Von der Selbstbestimmung zur Selektion?
(Berlin, 6. September 2012) Seit August ist ein Bluttest für Schwangere auf dem Markt, der die pränatale Fahndung nach Beeinträchtigungen des Embryos möglicherweise enorm vereinfachen wird, und seit letztem Jahr erlaubt ein Gesetz in bestimmten Fällen den Einsatz der Präimplantationsdiagnostik. Beides erscheint in der Öffentlichkeit vor allem als Dienst am Selbstbestimmungsrecht von Frauen und Paaren. Stimmt das? Wird so Selektion normal? Was können Verbote neuer technologischer "Angebote" bewirken? Wer forscht an neuen Verfahren und warum? Diese und andere Fragen verhandeln wir in unserer Veranstaltungsreihe am 18. und 25.9.12 in Berlin.
Von der Selbstbestimmung zur Selektion? Veranstaltungsreihe zu Pränataldiagnostik und Reproduktionstechnologien Zeit: Dienstags, 19.00 Uhr Ort: Familiengarten, Oranienstraße 34, 1. Hof, Zugang für Rollifahrer_innen über den Aufzug (U-Bahnhof Kottbusser Tor oder Moritzplatz, Bus M 29 und 140) Veranstaltet vom Gen-ethischen Netzwerk und den Kritischen Feministinnen (Berlin)

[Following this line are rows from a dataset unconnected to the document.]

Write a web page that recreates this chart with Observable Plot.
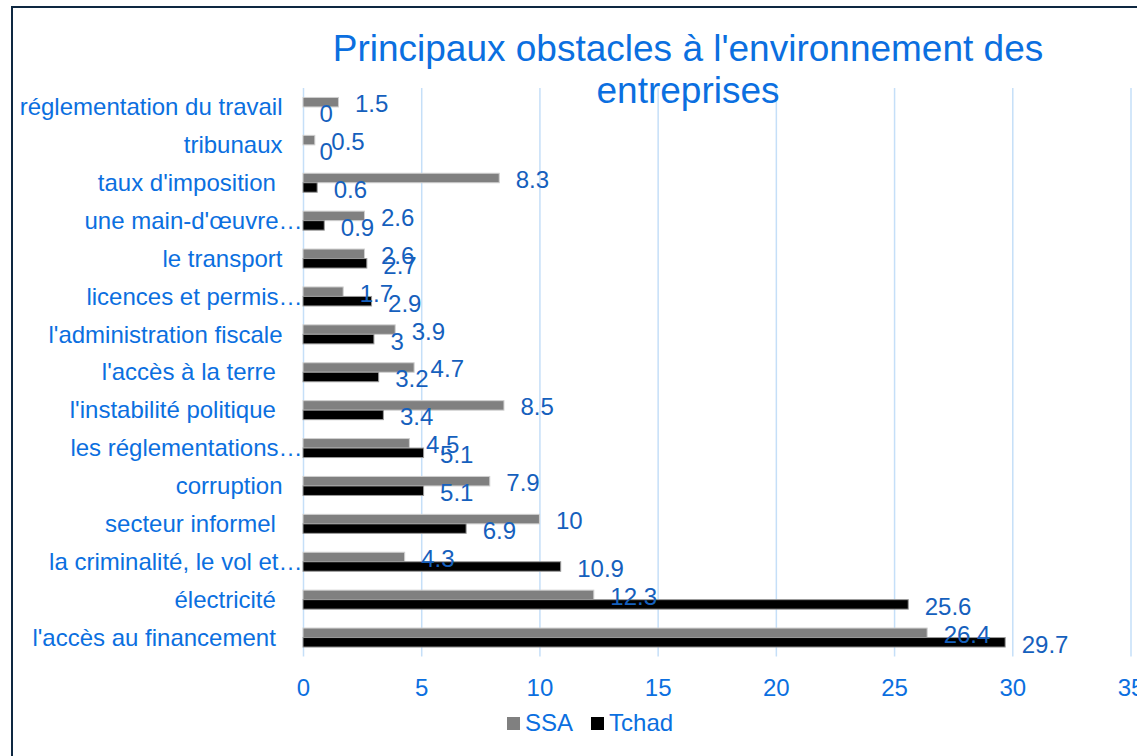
<!DOCTYPE html>
<html>
<head>
<meta charset="utf-8">
<script src="https://cdn.jsdelivr.net/npm/d3@7"></script>
<script src="https://cdn.jsdelivr.net/npm/@observablehq/plot@0.6"></script>
<style>
  body { margin: 0; background: #fff; font-family: "Liberation Sans", Arial, sans-serif; }
  #wrap { position: relative; width: 1137px; height: 756px; overflow: hidden; background: #fff; }
  #frame { position: absolute; left: 11px; top: 6px; width: 1300px; height: 900px; border: 2px solid #0e2841; box-sizing: border-box; }
  #chart { position: absolute; left: 0; top: 0; }
  #chart svg text { white-space: pre; }
  #title { position: absolute; left: 238px; top: 28px; width: 900px; text-align: center; font-size: 37px; line-height: 42px; color: #0b6fe0; }
  #legend { position: absolute; left: 507px; top: 709px; display: flex; align-items: center; font-size: 24px; color: #0b6fe0; }
  #legend .sw { width: 13px; height: 13px; margin-right: 5px; }
  #legend .item { display: flex; align-items: center; margin-right: 18px; }
</style>
</head>
<body>
<div id="wrap">
  <div id="frame"></div>
  <div id="chart"></div>
  <div id="title">Principaux obstacles à l'environnement des<br>entreprises</div>
  <div id="legend"></div>
</div>
<script>
const categories = [
  "réglementation du travail",
  "tribunaux",
  "taux d'imposition ",
  "une main-d'œuvre…",
  "le transport",
  "licences et permis…",
  "l'administration fiscale",
  "l'accès à la terre ",
  "l'instabilité politique ",
  "les réglementations…",
  "corruption",
  "secteur informel ",
  "la criminalité, le vol et…",
  "électricité ",
  "l'accès au financement "
];
const ssaValues   = [1.5, 0.5, 8.3, 2.6, 2.6, 1.7, 3.9, 4.7, 8.5, 4.5, 7.9, 10, 4.3, 12.3, 26.4];
const tchadValues = [0, 0, 0.6, 0.9, 2.7, 2.9, 3, 3.2, 3.4, 5.1, 5.1, 6.9, 10.9, 25.6, 29.7];
const seriesNames = ["SSA", "Tchad"];
const seriesColors = ["#808080", "#000000"];
const xTicks = [0, 5, 10, 15, 20, 25, 30, 35];

const ssa = categories.map((c, i) => ({cat: c, v: ssaValues[i]}));
const tchad = categories.map((c, i) => ({cat: c, v: tchadValues[i]}));

const labelColor = "#0b6fe0";
const valueColor = "#1560bd";
const FONT = "'Liberation Sans', Arial, sans-serif";

const half = (656.5 - 88) / 15 / 2;
const barH = 9.5;

const plot = Plot.plot({
  width: 1137,
  height: 756,
  marginLeft: 303,
  marginRight: 6.5,
  marginTop: 88,
  marginBottom: 99.5,
  style: {fontFamily: FONT, fontSize: "24px", background: "transparent", overflow: "hidden"},
  x: {domain: [0, 35], ticks: xTicks},
  y: {domain: categories, padding: 0, round: false},
  marks: [
    Plot.gridX(xTicks, {stroke: "#c5dff8", strokeOpacity: 1, strokeWidth: 1.5}),
    Plot.axisX(xTicks, {tickSize: 0, tickPadding: 22, fill: labelColor, fontSize: 24, label: null}),
    Plot.axisY({ticks: [], label: null, tickSize: 0}),
    Plot.barX(ssa, {x: "v", y: "cat", fill: seriesColors[0], stroke: "#cfcfcf", strokeWidth: 1, insetTop: half - barH, insetBottom: half}),
    Plot.barX(tchad, {x: "v", y: "cat", fill: seriesColors[1], stroke: "#9a9a9a", strokeWidth: 1, insetTop: half, insetBottom: half - barH}),
    Plot.text(categories.filter(c => !c.endsWith("…")), {y: d => d, frameAnchor: "left", textAnchor: "end", dx: -21, fill: labelColor, fontSize: 24}),
    Plot.text(categories.filter(c => c.endsWith("…")), {y: d => d, frameAnchor: "left", textAnchor: "end", dx: -1, fill: labelColor, fontSize: 24}),
    Plot.text(ssa, {x: "v", y: "cat", text: d => String(d.v), textAnchor: "start", dx: 16, dy: -3, fill: valueColor, fontSize: 24}),
    Plot.text(tchad, {x: "v", y: "cat", text: d => String(d.v), textAnchor: "start", dx: 16, dy: 7, fill: valueColor, fontSize: 24})
  ]
});
document.getElementById("chart").appendChild(plot);

const legend = document.getElementById("legend");
seriesNames.forEach((name, i) => {
  const item = document.createElement("div");
  item.className = "item";
  const sw = document.createElement("div");
  sw.className = "sw";
  sw.style.background = seriesColors[i];
  const t = document.createElement("span");
  t.textContent = name;
  item.appendChild(sw);
  item.appendChild(t);
  legend.appendChild(item);
});
</script>
</body>
</html>
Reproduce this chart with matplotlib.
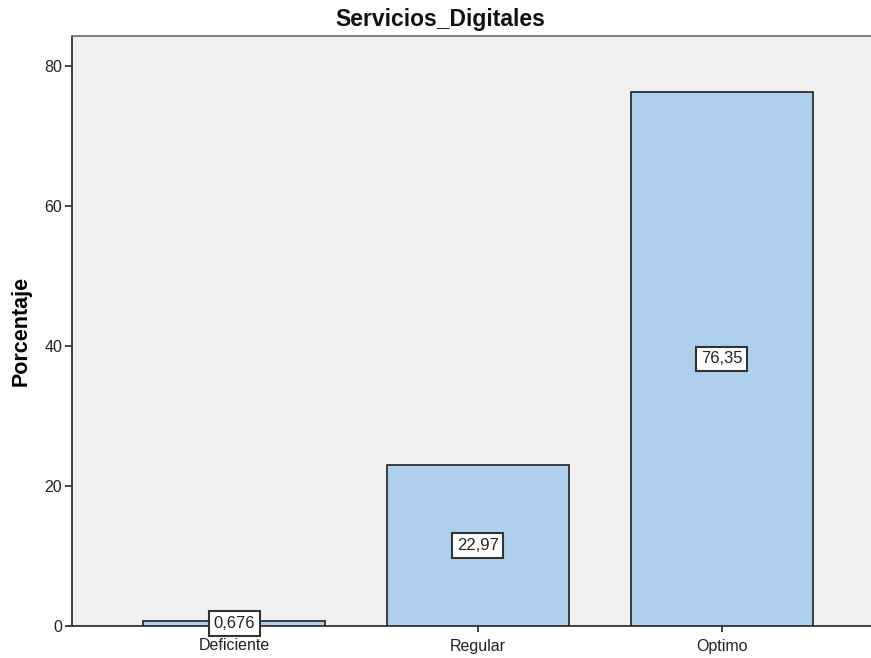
import matplotlib
matplotlib.use("Agg")
import matplotlib.pyplot as plt

categories = ["Deficiente", "Regular", "Optimo"]
values = [0.676, 22.97, 76.35]
labels = ["0,676", "22,97", "76,35"]
yticks = [0, 20, 40, 60, 80]

plt.rcParams['font.family'] = ['Liberation Sans', 'DejaVu Sans']
fig = plt.figure(figsize=(8.71, 6.58), dpi=100)
ax = fig.add_axes([72/871, 32/658, 1 - 72/871 + 0.002, (626-36)/658])
ax.set_facecolor('#f0f0f0')
x = list(range(len(categories)))
ax.bar(x, values, width=0.747, color='#aecfee', edgecolor='#222222', linewidth=1.2, zorder=3)
for xi, v, lab in zip(x, values, labels):
    ax.text(xi, v/2, lab, ha='center', va='center', fontsize=12, color='#222222', zorder=4,
            bbox=dict(boxstyle='square,pad=0.28', facecolor='white', edgecolor='#333333', linewidth=1.5))
ax.set_xlim(-0.665, 2.62)
ax.set_ylim(0, 84.3)
ax.set_yticks(yticks)
ax.set_xticks(x)
ax.set_xticklabels(categories)
ax.tick_params(axis='y', length=5, width=1.2, labelsize=11.5, colors='#222222', pad=2)
ax.tick_params(axis='x', length=4, width=1.2, direction='out', labelsize=11.5, colors='#222222', pad=5)
for s in ['left', 'bottom', 'top']:
    ax.spines[s].set_color('#333333')
    ax.spines[s].set_linewidth(1.3)
ax.spines['top'].set_color('#777777')
ax.spines['right'].set_visible(False)
ax.set_ylabel('Porcentaje', fontsize=15.5, fontweight='bold', labelpad=9)
fig.text(440/871, 1 - 26/658, 'Servicios_Digitales', fontsize=16.5, fontweight='bold',
         ha='center', va='baseline', color='#111111')
fig.savefig('out.png', dpi=100)
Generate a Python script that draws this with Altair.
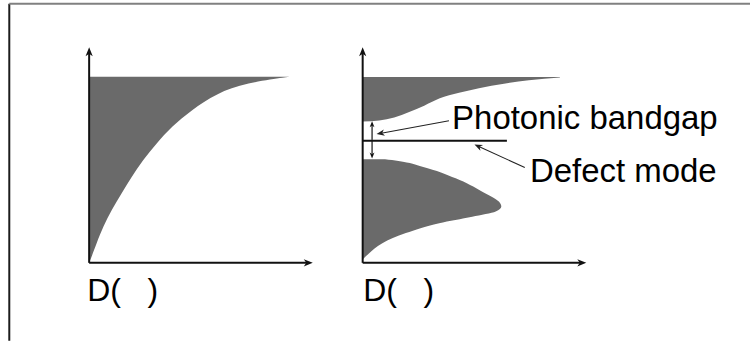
import math
import altair as alt
import pandas as pd

# Panel geometry (plot area of each panel, pixels) and data domains (arbitrary units)
W, H = 224, 216
X_MAX, Y_MAX = 10, 10
KX, KY = W / X_MAX, H / Y_MAX

FILL = "#6a6a6a"
INK = "#111111"
FONT = "Liberation Sans"

# Left panel: density of states of a uniform medium, D vs omega
free_omega = [0, 0.29, 0.91, 1.68, 2.45, 3.22, 3.98, 4.77, 5.54, 6.31, 7.08, 7.86, 8.35, 8.63]
free_dos = [0, 0.11, 0.33, 0.63, 1.0, 1.45, 1.89, 2.41, 3.01, 3.68, 4.57, 5.69, 7.03, 8.96]

# Right panel: upper band, its lower edge as a function of D, flat top at band_top
upper_dos = [0, 0.74, 1.41, 2.08, 2.75, 3.42, 4.31, 5.2, 6.32, 7.43, 8.82]
upper_edge = [6.55, 6.60, 6.74, 6.99, 7.29, 7.62, 7.89, 8.10, 8.31, 8.47, 8.60]
band_top = 8.62

# Right panel: lower band lobe, D as a function of omega
lower_omega = [0.15, 0.45, 0.91, 1.38, 1.84, 2.14, 2.38, 2.61, 2.84, 3.30, 3.92, 4.46, 4.72, 4.80]
lower_dos = [0, 0.29, 0.88, 1.93, 3.42, 4.90, 5.95, 6.20, 6.09, 5.35, 4.16, 2.67, 1.6, 1.0]

# Defect mode inside the gap and the gap marker
defect_omega = 5.66
defect_dos_end = 6.45
gap_x = 0.42
gap_lo, gap_hi = 4.84, 6.57

# Annotations
note_text = ["Photonic bandgap", "Defect mode"]
note_x = [4.0, 7.48]
note_y = [6.2, 3.76]
pointer_from = [(3.86, 6.59), (7.25, 4.42)]
pointer_to = [(0.62, 5.97), (5.0, 5.49)]

axis_label = "D(\u00a0\u00a0\u00a0)"
axis_label_y = -1.75

# Arrowhead glyph: tip at the origin, body extending along +y (pointing "up" at angle 0)
HEAD = "M0,0 L-0.4,1 L0,0.72 L0.4,1 Z"

xs = alt.Scale(domain=[0, X_MAX])
ys = alt.Scale(domain=[0, Y_MAX])


def X(f="x"):
    return alt.X(f"{f}:Q", scale=xs, axis=None)


def Y(f="y"):
    return alt.Y(f"{f}:Q", scale=ys, axis=None)


def arrows(starts, tips, head_px, width, color=INK):
    shafts, heads = [], []
    for (x0, y0), (x1, y1) in zip(starts, tips):
        dxp, dyp = (x1 - x0) * KX, (y1 - y0) * KY
        length = math.hypot(dxp, dyp)
        back = head_px * 0.6
        shafts.append(dict(x=x0, y=y0,
                           x2=x1 - dxp / length * back / KX,
                           y2=y1 - dyp / length * back / KY))
        heads.append(dict(x=x1, y=y1,
                          angle=math.degrees(math.atan2(dxp, dyp)) % 360))
    shaft = alt.Chart(pd.DataFrame(shafts)).mark_rule(
        strokeWidth=width, color=color
    ).encode(x=X(), y=Y(), x2="x2:Q", y2="y2:Q")
    head = alt.Chart(pd.DataFrame(heads)).mark_point(
        shape=HEAD, filled=True, size=(2 * head_px) ** 2,
        color=color, opacity=1, strokeWidth=0
    ).encode(x=X(), y=Y(), angle=alt.Angle("angle:Q", scale=None))
    return [shaft, head]


def axes():
    return arrows([(0, 0), (0, 0)], [(0, Y_MAX), (X_MAX, 0)], head_px=9, width=2)


def label(dx):
    return alt.Chart(pd.DataFrame({"x": [0], "y": [axis_label_y], "t": [axis_label]})).mark_text(
        align="left", baseline="alphabetic", font=FONT, fontSize=32, color="black", dx=dx
    ).encode(x=X(), y=Y(), text="t:N")


# ---- left panel ----
free_df = pd.DataFrame({"y": free_omega, "x": free_dos})
free_area = alt.Chart(free_df).mark_area(
    orient="horizontal", interpolate="basis", color=FILL, opacity=1
).encode(y=Y(), x=X(), x2=alt.datum(0))

one = pd.DataFrame({"a": [0]})
frame_left = alt.Chart(one).mark_rule(color="#1c1c1c", strokeWidth=2).encode(
    x=alt.value(-80), y=alt.value(-43.5), y2=alt.value(294)
)
frame_top = alt.Chart(one).mark_rule(color="#808080", strokeWidth=2).encode(
    x=alt.value(-80), x2=alt.value(662), y=alt.value(-43.5)
)

left = alt.layer(
    free_area, *axes(), label(-2), frame_left, frame_top
).properties(width=W, height=H)

# ---- right panel ----
upper_df = pd.DataFrame({"x": upper_dos, "y": upper_edge})
upper_area = alt.Chart(upper_df).mark_area(
    orient="vertical", interpolate="monotone", color=FILL, opacity=1
).encode(x=X(), y=Y(), y2=alt.datum(band_top))

lower_df = pd.DataFrame({"y": lower_omega, "x": lower_dos})
lower_area = alt.Chart(lower_df).mark_area(
    orient="horizontal", interpolate="monotone", color=FILL, opacity=1
).encode(y=Y(), x=X(), x2=alt.datum(0))

defect = alt.Chart(pd.DataFrame({"x": [0], "x2": [defect_dos_end], "y": [defect_omega]})).mark_rule(
    strokeWidth=2, color=INK
).encode(x=X(), x2="x2:Q", y=Y())

gap_mid = (gap_lo + gap_hi) / 2
gap_arrows = arrows([(gap_x, gap_mid), (gap_x, gap_mid)], [(gap_x, gap_hi), (gap_x, gap_lo)],
                    head_px=6, width=1.2)
pointer_arrows = arrows(pointer_from, pointer_to, head_px=8, width=1.1, color="#222222")

notes = alt.Chart(pd.DataFrame({"x": note_x, "y": note_y, "t": note_text})).mark_text(
    align="left", baseline="alphabetic", font=FONT, fontSize=33, color="black"
).encode(x=X(), y=Y(), text="t:N")

right = alt.layer(
    upper_area, lower_area, defect, *gap_arrows, *pointer_arrows, notes, *axes(), label(0.5)
).properties(width=W, height=H)

chart = alt.hconcat(left, right, spacing=50, bounds="flush").properties(
    padding={"left": 8.3, "top": 2, "right": 0, "bottom": 0},
    background="white",
).configure_view(strokeWidth=0)

chart.save("out.html", embed_options={"renderer": "svg", "actions": False})
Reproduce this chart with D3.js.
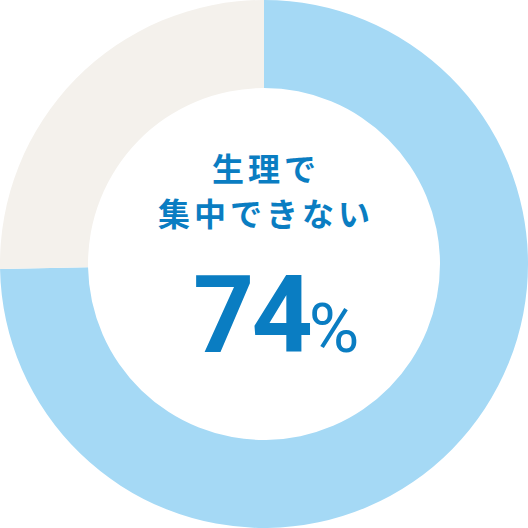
<!DOCTYPE html>
<html><head><meta charset="utf-8">
<script src="https://cdn.jsdelivr.net/npm/d3@7"></script>
<style>html,body{margin:0;padding:0;background:#fff;}svg{display:block;}</style>
</head><body>
<svg id="c" width="528" height="528"></svg>
<script>
const categories = ["生理で集中できない", "その他"];
const values = [74.7, 25.3];
const colors = ["#a5d9f5", "#f4f1ec"];
const titleLines = ["生理で", "集中できない"];
const percentLabel = "74";

const W = 528, H = 528, cx = 264, cy = 264;
const svg = d3.select("#c");
const g = svg.append("g").attr("transform", `translate(${cx},${cy})`);
const pie = d3.pie().sort(null).value(d => d);
const arc = d3.arc().innerRadius(176).outerRadius(264);
const color = d3.scaleOrdinal().domain(categories).range(colors);
g.selectAll("path").data(pie(values)).join("path")
  .attr("d", arc).attr("fill", (d, i) => color(categories[i]));

const txt = "#0a7dc2";
const font = "'Noto Sans CJK JP', 'Noto Sans', sans-serif";
g.selectAll("text.t").data(titleLines).join("text").attr("class", "t")
  .attr("x", 2).attr("y", (d, i) => -83 + i * 45)
  .attr("text-anchor", "middle")
  .attr("font-family", font).attr("font-weight", 700)
  .attr("font-size", 32).attr("letter-spacing", 4)
  .attr("fill", txt).text(d => d);

const num = g.append("text").attr("x", -71).attr("y", 88).attr("text-anchor", "start")
  .attr("fill", txt);
num.append("tspan").attr("font-family", "Roboto, 'Liberation Sans', sans-serif")
  .attr("font-weight", 700).attr("font-size", 107).attr("letter-spacing", -3)
  .text(percentLabel);
num.append("tspan").attr("dx", -1).attr("font-family", "Roboto, sans-serif")
  .attr("font-weight", 400).attr("font-size", 69).text("%");
</script>
</body></html>
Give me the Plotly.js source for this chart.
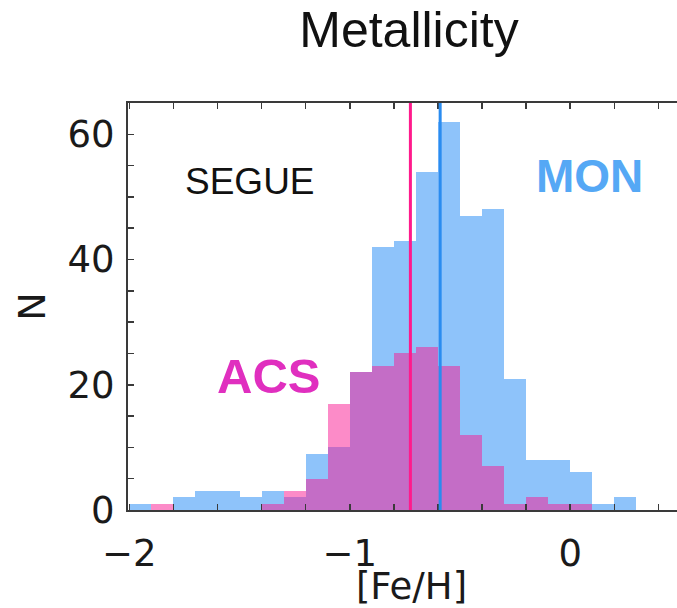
<!DOCTYPE html>
<html>
<head>
<meta charset="utf-8">
<script src="https://cdn.plot.ly/plotly-3.0.1.min.js"></script>
<style>
  html, body { margin: 0; padding: 0; overflow: hidden; background: #fff; }
  #chart { width: 700px; height: 608px; }
</style>
</head>
<body>
<div id="chart"></div>
<script>
// Bin centres of [Fe/H] histogram (bin width 0.1, from -2.0 to 0.3)
const binCenters = [-1.95, -1.85, -1.75, -1.65, -1.55, -1.45, -1.35, -1.25, -1.15, -1.05,
                    -0.95, -0.85, -0.75, -0.65, -0.55, -0.45, -0.35, -0.25, -0.15, -0.05,
                     0.05,  0.15,  0.25];
const binWidth = 0.1;
// Counts
const monCounts = [1, 0, 2, 3, 3, 2, 3, 2, 9, 10, 22, 42, 43, 54, 62, 47, 48, 21, 8, 8, 6, 1, 2];
const acsCounts = [0, 1, 0, 0, 0, 0, 1, 3, 5, 17, 22, 23, 25, 26, 23, 12, 7, 1, 2, 1, 1, 0, 0];
// Mean metallicity lines
const meanACS = -0.725;
const meanMON = -0.59;
// Axis ticks
const xTickVals = [-2, -1.8, -1.6, -1.4, -1.2, -1, -0.8, -0.6, -0.4, -0.2, 0, 0.2, 0.4, 0.6];
const xTickText = ['\u22122', '', '', '', '', '\u22121', '', '', '', '', '0', '', '', ''];
const yTickVals = [0, 5, 10, 15, 20, 25, 30, 35, 40, 45, 50, 55, 60, 65];
const yTickText = ['0', '', '', '', '20', '', '', '', '40', '', '', '', '60', ''];

const widths = binCenters.map(() => binWidth);

const traces = [
  {
    type: 'bar', name: 'MON', x: binCenters, y: monCounts, width: widths,
    marker: { color: 'rgba(30,136,245,0.5)', line: { width: 0 } },
    hoverinfo: 'x+y'
  },
  {
    type: 'bar', name: 'ACS', x: binCenters, y: acsCounts, width: widths,
    marker: { color: 'rgba(249,23,145,0.5)', line: { width: 0 } },
    hoverinfo: 'x+y'
  }
];

const axisColor = '#3a3a3a';
const tickFont = { family: 'DejaVu Sans', size: 37, color: '#1a1a1a' };
const W = 700;

const layout = {
  width: W, height: 608,
  margin: { l: 128, r: 5, t: 103, b: 98, pad: 0 },
  paper_bgcolor: '#ffffff', plot_bgcolor: '#ffffff',
  barmode: 'overlay', bargap: 0, showlegend: false,
  title: {
    text: 'Metallicity',
    font: { family: 'Liberation Sans, Arial, sans-serif', size: 50, color: '#111' },
    xref: 'container', x: 409 / W, xanchor: 'center',
    yref: 'container', y: 1 - 29 / 608, yanchor: 'middle'
  },
  xaxis: {
    range: [-2.006, 0.566],
    tickmode: 'array', tickvals: xTickVals, ticktext: xTickText,
    ticks: 'inside', ticklen: 6, tickwidth: 1.5, tickcolor: axisColor,
    showline: true, linecolor: axisColor, linewidth: 2, mirror: 'ticks',
    showgrid: false, zeroline: false,
    tickfont: tickFont, ticklabelstandoff: 10,
    title: { text: '[Fe/H]', font: { family: 'DejaVu Sans', size: 37, color: '#1a1a1a' }, standoff: 2 }
  },
  yaxis: {
    range: [0, 65],
    tickmode: 'array', tickvals: yTickVals, ticktext: yTickText,
    ticks: 'inside', ticklen: 6, tickwidth: 1.5, tickcolor: axisColor,
    showline: true, linecolor: axisColor, linewidth: 2, mirror: 'ticks',
    showgrid: false, zeroline: false,
    tickfont: tickFont, ticklabelstandoff: 4,
    title: { text: 'N', font: { family: 'DejaVu Sans', size: 38, color: '#1a1a1a' }, standoff: 10 }
  },
  shapes: [
    { type: 'line', xref: 'x', yref: 'paper', x0: meanACS, x1: meanACS, y0: 0, y1: 1,
      line: { color: '#ff1a8c', width: 3 } },
    { type: 'line', xref: 'x', yref: 'paper', x0: meanMON, x1: meanMON, y0: 0, y1: 1,
      line: { color: '#2a8cf0', width: 3 } }
  ],
  annotations: [
    { text: 'SEGUE', x: -1.454, y: 52.4, xref: 'x', yref: 'y', showarrow: false,
      font: { family: 'Liberation Sans, Arial, sans-serif', size: 37, color: '#111' } },
    { text: '<b>ACS</b>', x: -1.368, y: 21.4, xref: 'x', yref: 'y', showarrow: false,
      font: { family: 'Liberation Sans, Arial, sans-serif', size: 49, color: '#e02fbf' } },
    { text: '<b>MON</b>', x: 0.089, y: 53.3, xref: 'x', yref: 'y', showarrow: false,
      font: { family: 'Liberation Sans, Arial, sans-serif', size: 46, color: '#55a8f5' } }
  ]
};

Plotly.newPlot('chart', traces, layout, { displayModeBar: false, staticPlot: true });
</script>
</body>
</html>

18. 9. 2012: Selbstbestimmung und neue Reproduktionstechnologien Reproduktionstechnologische Verfahren und pränatale Tests werden in der BRD zunehmend legalisiert. Das verändert den Umgang mit Schwangerschaft ebenso wie gesellschaftliche Vorstellungen von gewünschten Kindern. Durch die scheinbare Möglichkeit, die Behinderung eines Kindes auszuschließen, hat sich eine „Eugenik von unten“ entwickelt, die die Selektion nicht-normgerechter Kinder in die Selbstverant-wortung der Schwangeren verlegt. Das Bünd-nis „Gegen christlichen Fundamentalismus und Abtreibungsverbot“, das zu Protesten gegen den „Marsch für das Leben“ am 22.9.2012 aufruft, wendet sich gegen die neuen Diagnoseverfahren. Aber auch die Abtreibungsgegner_innen sind dagegen und sprechen von „Euthanasie“. Auf der Veranstaltung wollen wir Unterschiede zwischen den jeweiligen Positionen darlegen, uns die Veränderungen im Umgang mit Schwangerschaft unter dem Blickwinkel der Selbstbestimmung anschauen und Zusammenhänge und Unterschiede zwischen Euthanasie-Programmen und den neuen Technologien diskutieren. Mit Susanne Schultz (Gen-ethisches Netzwerk Berlin) und Christoph Schneider (Frankfurt/Main).
25. 9. 2012: Normalisierung der Selektion? Der neue Pränataltest Bisher wird relativ spät in der Schwangerschaft mit invasiven und riskanten Methoden wie etwa der Fruchtwasserentnahme nach chromosomalen oder genetischen Auffälligkeiten des Embryos gesucht. Seit Ende August ist nun ein Test auf dem Markt, der es zu einem sehr frühen Zeitpunkt und ohne Risiken ermöglicht - nämlich aus dem Blut der Schwangeren - DNA-Fragmente des Embryos zu untersuchen. Derzeit beschränkt sich das Verfahren auf das Down-Syndrom, aber das soll nicht so bleiben. Werden Schwangerschaften, bei denen eine Beeinträchtigung des Embryos diagnostiziert wird, nun bald routinemäßig beendet? Fallen also mit der Einführung des Tests die letzten Hürden für die Selektion? In der Veranstaltung informieren wir über die Forschung zu den neuen Tests und damit verknüpfte Interessen, beschäftigen uns mit den rechtlichen Rahmenbedingungen ihrer Anwendung und wollen über konkrete Möglichkeiten diskutieren, Selektion und Normierung zu thematisieren und anzugreifen. Mit Uta Wagenmann (Gen-ethisches Netzwerk Berlin) und Gaby Frech (CARA Bremen).